▶ [DESCRIPTION OF THE TASK]
Transcribe the listing exactly, leaving out every picture.

▶ [COLLECTED MATERIAL]
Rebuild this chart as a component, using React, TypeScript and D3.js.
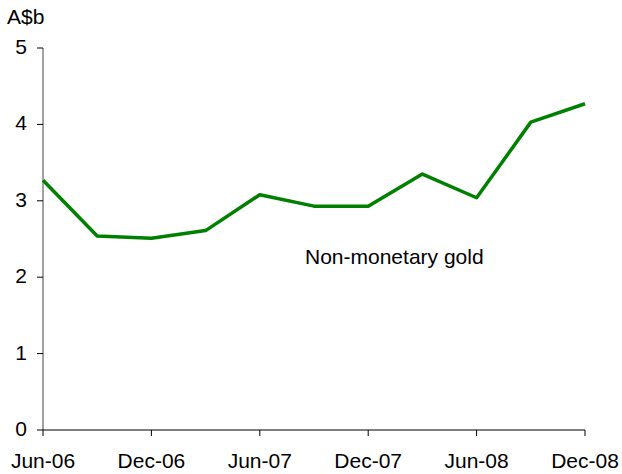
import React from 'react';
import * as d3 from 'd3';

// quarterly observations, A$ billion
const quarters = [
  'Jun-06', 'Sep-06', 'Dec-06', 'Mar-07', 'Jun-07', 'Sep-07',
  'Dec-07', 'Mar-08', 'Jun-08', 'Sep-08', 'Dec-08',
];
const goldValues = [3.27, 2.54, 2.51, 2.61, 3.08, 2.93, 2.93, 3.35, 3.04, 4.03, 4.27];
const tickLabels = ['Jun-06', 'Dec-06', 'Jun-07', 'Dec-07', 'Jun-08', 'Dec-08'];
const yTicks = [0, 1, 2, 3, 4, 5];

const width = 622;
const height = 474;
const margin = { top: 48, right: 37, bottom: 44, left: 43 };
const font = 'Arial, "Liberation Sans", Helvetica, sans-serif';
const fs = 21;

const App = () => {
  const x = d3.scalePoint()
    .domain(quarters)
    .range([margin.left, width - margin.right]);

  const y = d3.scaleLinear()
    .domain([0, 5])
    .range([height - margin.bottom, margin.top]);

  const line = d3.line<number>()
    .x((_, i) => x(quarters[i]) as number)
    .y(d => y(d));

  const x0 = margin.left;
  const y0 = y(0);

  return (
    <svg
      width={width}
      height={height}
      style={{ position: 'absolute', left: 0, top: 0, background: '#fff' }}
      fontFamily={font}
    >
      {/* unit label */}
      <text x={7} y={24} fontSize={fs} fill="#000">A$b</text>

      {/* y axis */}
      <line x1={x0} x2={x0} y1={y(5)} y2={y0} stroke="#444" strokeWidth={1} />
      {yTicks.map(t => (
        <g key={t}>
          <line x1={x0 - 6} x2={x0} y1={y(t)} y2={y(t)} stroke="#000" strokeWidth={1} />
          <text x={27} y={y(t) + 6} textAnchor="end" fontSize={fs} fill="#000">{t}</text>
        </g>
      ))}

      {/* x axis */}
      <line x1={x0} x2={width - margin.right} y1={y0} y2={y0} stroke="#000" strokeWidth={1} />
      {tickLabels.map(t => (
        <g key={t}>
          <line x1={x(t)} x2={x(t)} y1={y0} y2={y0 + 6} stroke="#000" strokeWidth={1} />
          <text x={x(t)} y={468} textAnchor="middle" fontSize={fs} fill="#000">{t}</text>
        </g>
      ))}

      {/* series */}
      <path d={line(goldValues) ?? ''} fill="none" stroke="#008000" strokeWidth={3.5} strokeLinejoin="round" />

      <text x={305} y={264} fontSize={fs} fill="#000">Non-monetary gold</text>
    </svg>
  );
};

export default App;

▶ [COMPLETE OUTPUT]
Rebuild this chart as a component, using React, TypeScript and D3.js.
import React from 'react';
import * as d3 from 'd3';

// quarterly observations, A$ billion
const quarters = [
  'Jun-06', 'Sep-06', 'Dec-06', 'Mar-07', 'Jun-07', 'Sep-07',
  'Dec-07', 'Mar-08', 'Jun-08', 'Sep-08', 'Dec-08',
];
const goldValues = [3.27, 2.54, 2.51, 2.61, 3.08, 2.93, 2.93, 3.35, 3.04, 4.03, 4.27];
const tickLabels = ['Jun-06', 'Dec-06', 'Jun-07', 'Dec-07', 'Jun-08', 'Dec-08'];
const yTicks = [0, 1, 2, 3, 4, 5];

const width = 622;
const height = 474;
const margin = { top: 48, right: 37, bottom: 44, left: 43 };
const font = 'Arial, "Liberation Sans", Helvetica, sans-serif';
const fs = 21;

const App = () => {
  const x = d3.scalePoint()
    .domain(quarters)
    .range([margin.left, width - margin.right]);

  const y = d3.scaleLinear()
    .domain([0, 5])
    .range([height - margin.bottom, margin.top]);

  const line = d3.line<number>()
    .x((_, i) => x(quarters[i]) as number)
    .y(d => y(d));

  const x0 = margin.left;
  const y0 = y(0);

  return (
    <svg
      width={width}
      height={height}
      style={{ position: 'absolute', left: 0, top: 0, background: '#fff' }}
      fontFamily={font}
    >
      {/* unit label */}
      <text x={7} y={24} fontSize={fs} fill="#000">A$b</text>

      {/* y axis */}
      <line x1={x0} x2={x0} y1={y(5)} y2={y0} stroke="#444" strokeWidth={1} />
      {yTicks.map(t => (
        <g key={t}>
          <line x1={x0 - 6} x2={x0} y1={y(t)} y2={y(t)} stroke="#000" strokeWidth={1} />
          <text x={27} y={y(t) + 6} textAnchor="end" fontSize={fs} fill="#000">{t}</text>
        </g>
      ))}

      {/* x axis */}
      <line x1={x0} x2={width - margin.right} y1={y0} y2={y0} stroke="#000" strokeWidth={1} />
      {tickLabels.map(t => (
        <g key={t}>
          <line x1={x(t)} x2={x(t)} y1={y0} y2={y0 + 6} stroke="#000" strokeWidth={1} />
          <text x={x(t)} y={468} textAnchor="middle" fontSize={fs} fill="#000">{t}</text>
        </g>
      ))}

      {/* series */}
      <path d={line(goldValues) ?? ''} fill="none" stroke="#008000" strokeWidth={3.5} strokeLinejoin="round" />

      <text x={305} y={264} fontSize={fs} fill="#000">Non-monetary gold</text>
    </svg>
  );
};

export default App;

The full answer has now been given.